* BEGIN *

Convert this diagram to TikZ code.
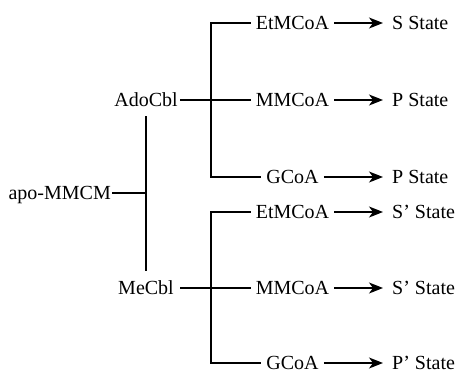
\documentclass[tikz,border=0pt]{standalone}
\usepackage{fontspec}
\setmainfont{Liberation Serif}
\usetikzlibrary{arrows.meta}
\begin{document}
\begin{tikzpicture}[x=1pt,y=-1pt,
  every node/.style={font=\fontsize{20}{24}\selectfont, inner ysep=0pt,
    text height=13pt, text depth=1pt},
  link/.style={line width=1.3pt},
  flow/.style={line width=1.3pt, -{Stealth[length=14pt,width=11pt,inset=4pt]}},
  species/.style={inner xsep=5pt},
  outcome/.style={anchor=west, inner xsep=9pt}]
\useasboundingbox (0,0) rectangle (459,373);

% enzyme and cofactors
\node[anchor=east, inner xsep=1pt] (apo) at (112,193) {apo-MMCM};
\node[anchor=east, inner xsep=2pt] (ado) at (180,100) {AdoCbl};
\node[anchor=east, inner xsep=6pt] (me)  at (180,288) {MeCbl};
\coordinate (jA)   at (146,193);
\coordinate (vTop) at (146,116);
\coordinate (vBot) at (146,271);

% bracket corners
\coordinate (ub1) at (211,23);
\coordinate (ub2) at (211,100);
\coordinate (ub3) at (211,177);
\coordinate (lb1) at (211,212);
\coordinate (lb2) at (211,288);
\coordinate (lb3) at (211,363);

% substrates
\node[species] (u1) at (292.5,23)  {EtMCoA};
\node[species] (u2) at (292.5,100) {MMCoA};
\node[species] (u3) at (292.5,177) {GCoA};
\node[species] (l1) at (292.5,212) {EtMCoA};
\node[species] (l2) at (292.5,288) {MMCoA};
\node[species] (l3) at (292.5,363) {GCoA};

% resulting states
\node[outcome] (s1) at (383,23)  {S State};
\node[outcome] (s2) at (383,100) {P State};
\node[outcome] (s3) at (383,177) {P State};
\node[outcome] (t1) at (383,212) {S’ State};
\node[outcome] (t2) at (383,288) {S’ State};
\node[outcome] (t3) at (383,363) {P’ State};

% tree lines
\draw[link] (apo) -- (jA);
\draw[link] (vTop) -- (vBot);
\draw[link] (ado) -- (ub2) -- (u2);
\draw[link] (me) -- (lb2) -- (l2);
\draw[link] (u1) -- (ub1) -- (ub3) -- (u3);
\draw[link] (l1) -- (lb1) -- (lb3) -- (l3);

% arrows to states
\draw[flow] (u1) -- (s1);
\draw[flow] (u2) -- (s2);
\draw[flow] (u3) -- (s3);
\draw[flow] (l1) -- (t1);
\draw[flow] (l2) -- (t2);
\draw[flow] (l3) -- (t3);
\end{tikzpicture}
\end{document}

* END *

Give an exact copy of the material, leaving out every picture.

Convert this diagram to TikZ code.
\documentclass[tikz,border=0pt]{standalone}
\usepackage{fontspec}
\setmainfont{Liberation Serif}
\usetikzlibrary{arrows.meta}
\begin{document}
\begin{tikzpicture}[x=1pt,y=-1pt,
  every node/.style={font=\fontsize{20}{24}\selectfont, inner ysep=0pt,
    text height=13pt, text depth=1pt},
  link/.style={line width=1.3pt},
  flow/.style={line width=1.3pt, -{Stealth[length=14pt,width=11pt,inset=4pt]}},
  species/.style={inner xsep=5pt},
  outcome/.style={anchor=west, inner xsep=9pt}]
\useasboundingbox (0,0) rectangle (459,373);

% enzyme and cofactors
\node[anchor=east, inner xsep=1pt] (apo) at (112,193) {apo-MMCM};
\node[anchor=east, inner xsep=2pt] (ado) at (180,100) {AdoCbl};
\node[anchor=east, inner xsep=6pt] (me)  at (180,288) {MeCbl};
\coordinate (jA)   at (146,193);
\coordinate (vTop) at (146,116);
\coordinate (vBot) at (146,271);

% bracket corners
\coordinate (ub1) at (211,23);
\coordinate (ub2) at (211,100);
\coordinate (ub3) at (211,177);
\coordinate (lb1) at (211,212);
\coordinate (lb2) at (211,288);
\coordinate (lb3) at (211,363);

% substrates
\node[species] (u1) at (292.5,23)  {EtMCoA};
\node[species] (u2) at (292.5,100) {MMCoA};
\node[species] (u3) at (292.5,177) {GCoA};
\node[species] (l1) at (292.5,212) {EtMCoA};
\node[species] (l2) at (292.5,288) {MMCoA};
\node[species] (l3) at (292.5,363) {GCoA};

% resulting states
\node[outcome] (s1) at (383,23)  {S State};
\node[outcome] (s2) at (383,100) {P State};
\node[outcome] (s3) at (383,177) {P State};
\node[outcome] (t1) at (383,212) {S’ State};
\node[outcome] (t2) at (383,288) {S’ State};
\node[outcome] (t3) at (383,363) {P’ State};

% tree lines
\draw[link] (apo) -- (jA);
\draw[link] (vTop) -- (vBot);
\draw[link] (ado) -- (ub2) -- (u2);
\draw[link] (me) -- (lb2) -- (l2);
\draw[link] (u1) -- (ub1) -- (ub3) -- (u3);
\draw[link] (l1) -- (lb1) -- (lb3) -- (l3);

% arrows to states
\draw[flow] (u1) -- (s1);
\draw[flow] (u2) -- (s2);
\draw[flow] (u3) -- (s3);
\draw[flow] (l1) -- (t1);
\draw[flow] (l2) -- (t2);
\draw[flow] (l3) -- (t3);
\end{tikzpicture}
\end{document}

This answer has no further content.